I served in the Navy and left active service about 20 years ago; my husband served for 20 years, before leaving service to be around more for our growing children. We have good friends and "family" from our time in service, and we have some friends we've lost in those years. During those years, I also helped write memorial books for the families of five members of the Chinook community who were shot down in Afghanistan.
Memorial Day was created to honor those fallen, in whatever way they left us.
In Israel there is a Memorial Day as well. They call it Yom HaShoah, and the evening before, the television stations are all turned to memorial shows about the Holocaust, public entertainment venues are closed for the day, and memorial events are held by the government, military, and at schools. At 10 air raid sirens sound around the country, and cars, pedestrians, bicyclists... nearly everyone... stops what they are doing for two minutes of silence.

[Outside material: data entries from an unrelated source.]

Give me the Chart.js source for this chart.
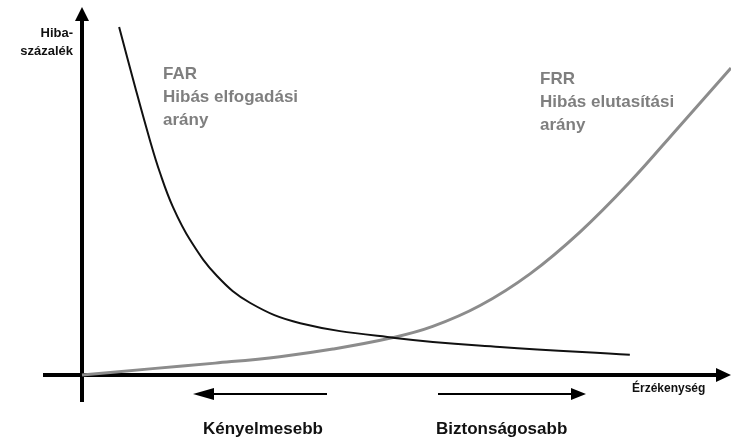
<!DOCTYPE html>
<html>
<head>
<meta charset="utf-8">
<script src="https://cdn.jsdelivr.net/npm/chart.js@4"></script>
<style>
  body { margin: 0; background: #fff; }
  canvas { display: block; }
</style>
</head>
<body>
<canvas id="myChart" width="731" height="443"></canvas>
<script>
// érzékenység (x) és hibaszázalék (y)
const farX = [5.8, 8.3, 10.6, 12.2, 14.2, 16.9, 21.1, 26.3, 34.1, 48.9, 65.3, 85.6];
const farY = [96.7, 80.0, 65.3, 56.1, 46.7, 37.5, 27.5, 20.0, 14.4, 10.3, 7.8, 5.6];
const frrX = [0, 10.6, 20.8, 30.9, 39.2, 48.6, 54.8, 62.2, 70.0, 77.8, 85.6, 93.4, 101.4];
const frrY = [0, 1.7, 3.3, 5.1, 7.2, 10.4, 13.5, 19.3, 28.1, 39.7, 53.6, 69.2, 85.3];

const farLabel = ['FAR', 'Hibás elfogadási', 'arány'];
const frrLabel = ['FRR', 'Hibás elutasítási', 'arány'];
const yTitle = ['Hiba-', 'százalék'];
const xTitle = 'Érzékenység';
const leftLabel = 'Kényelmesebb';
const rightLabel = 'Biztonságosabb';

const toPoints = (xs, ys) => xs.map((x, i) => ({ x: x, y: ys[i] }));

const FONT = '"Liberation Sans", Arial, sans-serif';
const GRAY = '#7f7f7f';

// tengelyek, nyilak, feliratok
const drawingPlugin = {
  id: 'drawing',
  beforeDatasetsDraw: (chart) => {
    const { ctx, scales } = chart;
    const x0 = scales.x.getPixelForValue(0);
    const y0 = scales.y.getPixelForValue(0);
    ctx.save();
    ctx.fillStyle = '#000';
    ctx.strokeStyle = '#000';
    ctx.lineWidth = 4;
    // y tengely
    ctx.beginPath();
    ctx.moveTo(x0, 402);
    ctx.lineTo(x0, 20);
    ctx.stroke();
    ctx.beginPath();
    ctx.moveTo(x0, 7);
    ctx.lineTo(x0 - 7, 21);
    ctx.lineTo(x0 + 7, 21);
    ctx.closePath();
    ctx.fill();
    // x tengely
    ctx.beginPath();
    ctx.moveTo(43, y0);
    ctx.lineTo(718, y0);
    ctx.stroke();
    ctx.beginPath();
    ctx.moveTo(731, y0);
    ctx.lineTo(716, y0 - 7);
    ctx.lineTo(716, y0 + 7);
    ctx.closePath();
    ctx.fill();
    ctx.restore();
  },
  afterDatasetsDraw: (chart) => {
    const { ctx } = chart;
    ctx.save();
    ctx.textBaseline = 'middle';

    // y tengely felirat
    ctx.font = 'bold 13px ' + FONT;
    ctx.fillStyle = '#111';
    ctx.textAlign = 'right';
    ctx.fillText(yTitle[0], 73, 33);
    ctx.fillText(yTitle[1], 73, 51);

    // x tengely felirat
    ctx.font = 'bold 12px ' + FONT;
    ctx.textAlign = 'left';
    ctx.fillText(xTitle, 632, 389);

    // görbe feliratok
    ctx.font = 'bold 17px ' + FONT;
    ctx.fillStyle = GRAY;
    farLabel.forEach((t, i) => ctx.fillText(t, 163, 74 + i * 23));
    frrLabel.forEach((t, i) => ctx.fillText(t, 540, 79 + i * 23));

    // nyilak a tengely alatt
    ctx.strokeStyle = '#000';
    ctx.fillStyle = '#000';
    ctx.lineWidth = 2;
    const ay = 394;
    ctx.beginPath();
    ctx.moveTo(205, ay);
    ctx.lineTo(327, ay);
    ctx.moveTo(438, ay);
    ctx.lineTo(572, ay);
    ctx.stroke();
    ctx.beginPath();
    ctx.moveTo(193, ay);
    ctx.lineTo(214, ay - 6);
    ctx.lineTo(214, ay + 6);
    ctx.closePath();
    ctx.fill();
    ctx.beginPath();
    ctx.moveTo(586, ay);
    ctx.lineTo(571, ay - 6);
    ctx.lineTo(571, ay + 6);
    ctx.closePath();
    ctx.fill();

    ctx.font = 'bold 17px ' + FONT;
    ctx.fillStyle = '#111';
    ctx.textAlign = 'left';
    ctx.fillText(leftLabel, 203, 429);
    ctx.fillText(rightLabel, 436, 429);
    ctx.restore();
  }
};

const ctx = document.getElementById('myChart');

new Chart(ctx, {
  type: 'line',
  data: {
    datasets: [
      {
        label: 'FAR',
        data: toPoints(farX, farY),
        borderColor: '#111',
        borderWidth: 2,
        pointRadius: 0,
        tension: 0.4
      },
      {
        label: 'FRR',
        data: toPoints(frrX, frrY),
        borderColor: '#8c8c8c',
        borderWidth: 3,
        pointRadius: 0,
        tension: 0.4
      }
    ]
  },
  options: {
    responsive: false,
    animation: false,
    layout: { padding: 0 },
    plugins: {
      legend: { display: false },
      tooltip: { enabled: false }
    },
    scales: {
      x: { type: 'linear', display: false, min: -12.8125, max: 101.40625 },
      y: { type: 'linear', display: false, min: -18.889, max: 104.167 }
    }
  },
  plugins: [drawingPlugin]
});
</script>
</body>
</html>
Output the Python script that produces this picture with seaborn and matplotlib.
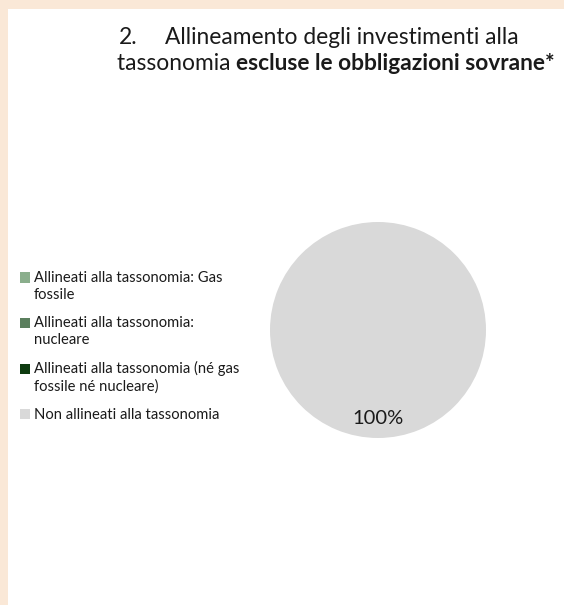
import matplotlib.pyplot as plt
import matplotlib.patches as mpatches
from matplotlib.legend_handler import HandlerPatch
import seaborn as sns

# data
labels = [
    "Allineati alla tassonomia: Gas\nfossile",
    "Allineati alla tassonomia:\nnucleare",
    "Allineati alla tassonomia (né gas\nfossile né nucleare)",
    "Non allineati alla tassonomia",
]
values = [0, 0, 0, 100]
colors = ["#8AAE8C", "#5B7F5E", "#0E3B10", "#D9D9D9"]

title_num = "2."
title_line1 = "Allineamento degli investimenti alla"
title_line2_a = "tassonomia "
title_line2_b = "escluse le obbligazioni sovrane*"

sns.set_style("white")
plt.rcParams['font.family'] = ['Lato', 'DejaVu Sans']

W, H = 564, 605
fig = plt.figure(figsize=(W / 100, H / 100), dpi=100)
fig.patch.set_facecolor("#FAE8D7")
# white panel with peach strip on left and top
fig.patches.append(mpatches.Rectangle((8 / W, 0), 1, 1 - 9 / H, transform=fig.transFigure,
                                      facecolor="white", edgecolor="none", zorder=-10))

# pie
ax = fig.add_axes([270 / W, (H - 438) / H, 216 / W, 216 / H])
ax.set_zorder(1)
wedges, texts, autotexts = ax.pie(
    values, colors=colors, startangle=90, counterclock=True,
    autopct=lambda p: f"{p:.0f}%" if p > 0 else "",
    pctdistance=0.815, wedgeprops=dict(linewidth=0),
    textprops=dict(fontsize=14.5, color="#1a1a1a"))
ax.set_xlim(-1, 1)
ax.set_ylim(-1, 1)
ax.set_aspect("equal")
ax.axis("off")


# square marker aligned with the first text line of a wrapped label
def first_line_square(shift):
    def make(legend, orig_handle, xdescent, ydescent, width, height, fontsize):
        return mpatches.Rectangle((-xdescent, -ydescent + shift), width, height)
    return HandlerPatch(patch_func=make)


handler_map = {w: first_line_square(6.5 if "\n" in lab else 0)
               for w, lab in zip(wedges, labels)}

# legend
leg = fig.legend(wedges, labels, loc="upper left", bbox_to_anchor=(20 / W, 1 - 271 / H),
                 frameon=False, fontsize=10.6, borderpad=0, borderaxespad=0,
                 handlelength=0.7, handleheight=0.7, handletextpad=0.25,
                 labelspacing=0.99, handler_map=handler_map)
for t in leg.get_texts():
    t.set_linespacing(1.24)
    t.set_color("#1a1a1a")

# title
fs = 16.4
fig.text(119 / W, 1 - 44 / H, title_num, fontsize=fs, color="#1a1a1a", va="baseline")
fig.text(165 / W, 1 - 44 / H, title_line1, fontsize=fs, color="#1a1a1a", va="baseline")
t1 = fig.text(117 / W, 1 - 70 / H, title_line2_a, fontsize=fs, color="#1a1a1a", va="baseline")
fig.canvas.draw()
bb = t1.get_window_extent(renderer=fig.canvas.get_renderer())
fig.text(bb.x1 / W, 1 - 70 / H, title_line2_b, fontsize=fs, fontweight="bold",
         color="#1a1a1a", va="baseline")

fig.savefig("out.png", dpi=100)
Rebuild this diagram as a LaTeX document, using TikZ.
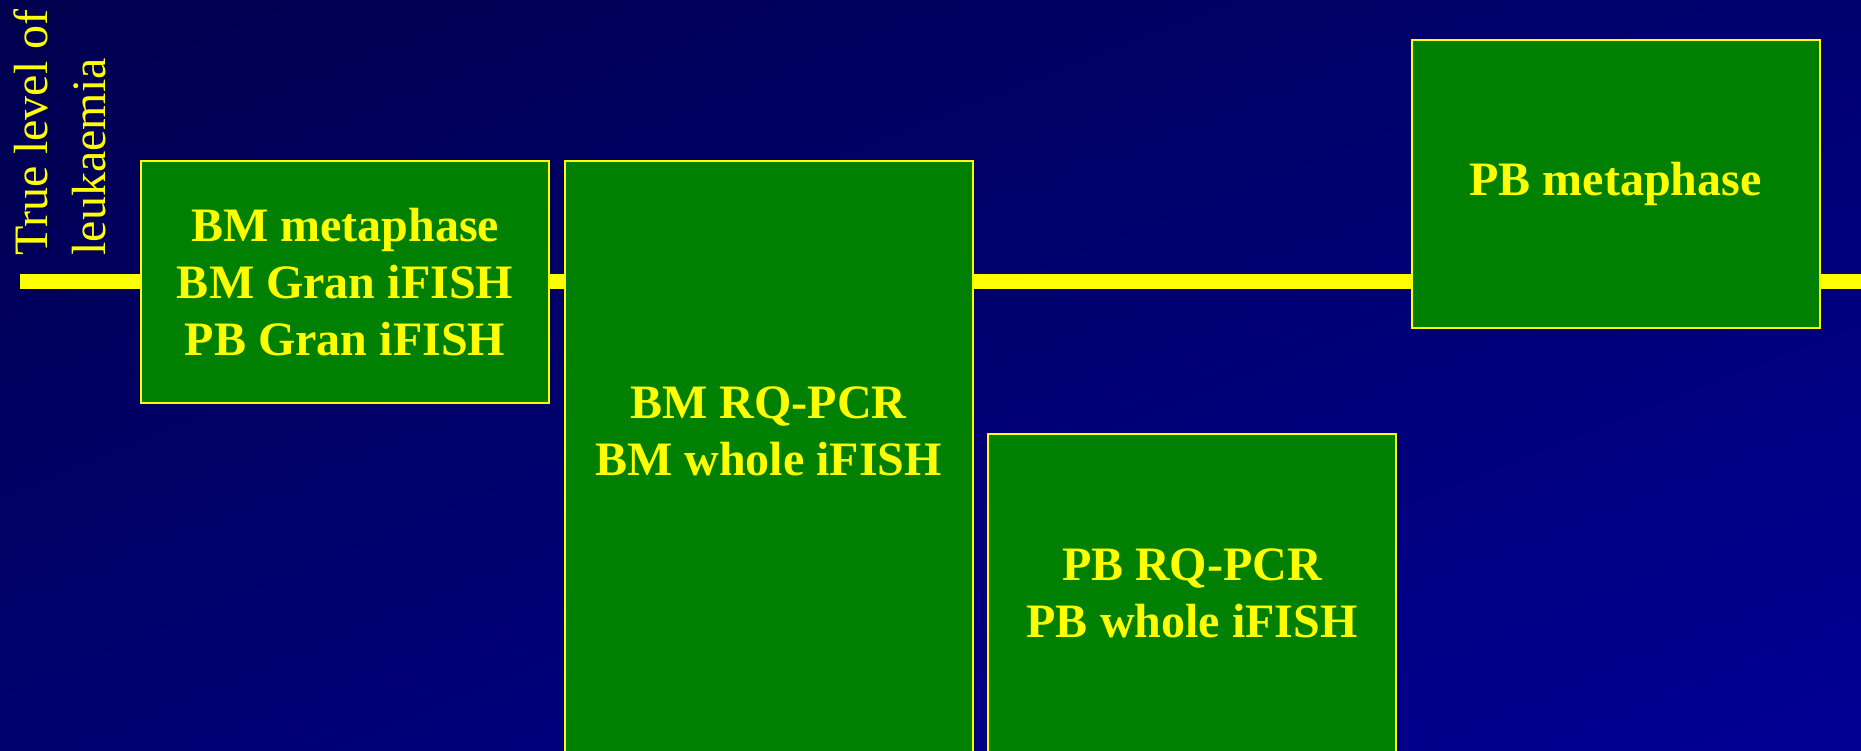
\documentclass[tikz,border=0pt]{standalone}
\usepackage{fontspec}
\setmainfont{Liberation Serif}
\usetikzlibrary{shadings}
\definecolor{slidetop}{RGB}{0,0,78}
\definecolor{slidemid}{RGB}{0,0,112}
\definecolor{slidebottom}{RGB}{0,0,148}
\definecolor{boxgreen}{RGB}{0,128,0}
\definecolor{textyellow}{RGB}{255,255,0}
\begin{document}
\begin{tikzpicture}[x=0.5pt, y=-0.5pt,
		box/.style={draw=textyellow, fill=boxgreen, line width=1pt, inner sep=0pt, minimum width=204pt,
			text=textyellow, font=\fontsize{24}{28.5}\selectfont\bfseries, align=center},
		boxtext/.style={text=textyellow, font=\fontsize{24}{28.5}\selectfont\bfseries, align=center, inner sep=0pt},
		level/.style={draw=textyellow, line width=7.5pt}]
		\useasboundingbox (0,0) rectangle (1861,750);
		\clip (0,0) rectangle (1861,750);
		\shade[upper left=slidetop, upper right=slidemid, lower left=slidemid, lower right=slidebottom] (0,0) rectangle (1861,750);
		% Level line
		\coordinate (LevelStart) at (20,281);
		\coordinate (LevelEnd) at (1870,281);
		\draw[level] (LevelStart) -- (LevelEnd);
		\node[text=textyellow, font=\fontsize{24}{29}\selectfont, rotate=90, anchor=north west, align=left, inner sep=0pt] (True level) at (13,256) {True level of\\leukaemia};
		% Boxes
		\node[box, minimum height=121pt] (BM metaphase) at (345,282) {BM metaphase\\BM Gran iFISH\\PB Gran iFISH};
		\node[box, minimum height=319.5pt] (BM PCR) at (768.5,480.5) {};
		\node[boxtext] (BM PCR text) at (768.5,431) {BM RQ-PCR\\BM whole iFISH};
		\node[box, minimum height=183pt] (PB PCR) at (1191.75,617) {};
		\node[boxtext] (PB PCR text) at (1192,593) {PB RQ-PCR\\PB whole iFISH};
		\node[box, minimum height=143.75pt] (PB metaphase) at (1615.5,183.75) {PB metaphase};
	\end{tikzpicture}
\end{document}
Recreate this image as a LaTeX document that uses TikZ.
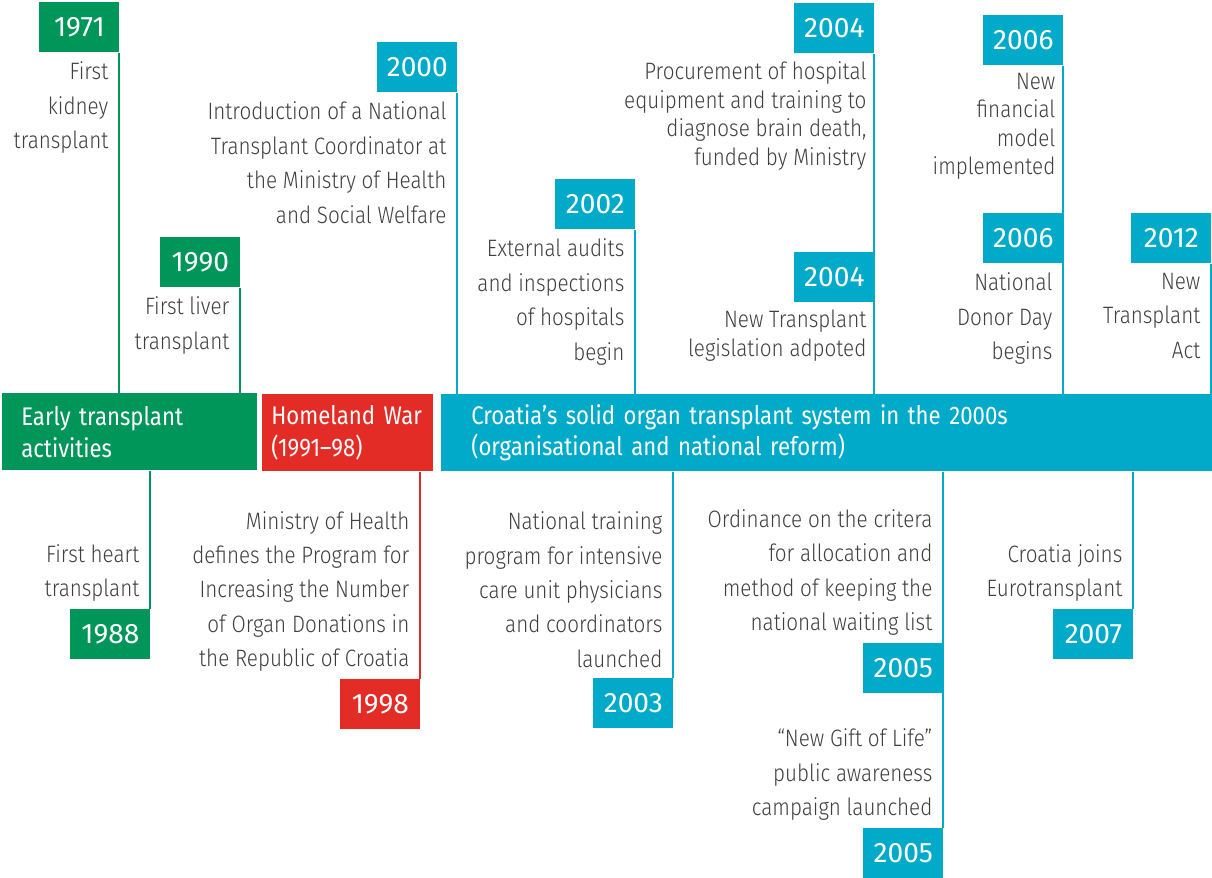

In the United States, we have people who join together to place flags on graves, we have memorials at churches, our flags are at half mast, and elected officials place wreaths at sacred grave sites like the Tomb of the Unknown Soldier.
And though we should do things to honor their memories, Memorial Day is not a day they would want us to spend in mournful misery;
they had their barbecues and pooltime, and beach trips on the long Memorial Day weekends before they passed. While you're meeting with friends, do take some time. Celebrate the veterans in your life while they're still here to celebrate - call some veterans and ask them to tell you their stories about those they served with; reminisce with veterans in homes for the elderly. Remind them that they still matter, whether they are in active service or out in the civilian world.
Follow it up with two minutes of silence with a community; place flags or flowers on grave sites; read about the events of the days gone past when our lost soldiers, sailors, airmen, and marines died.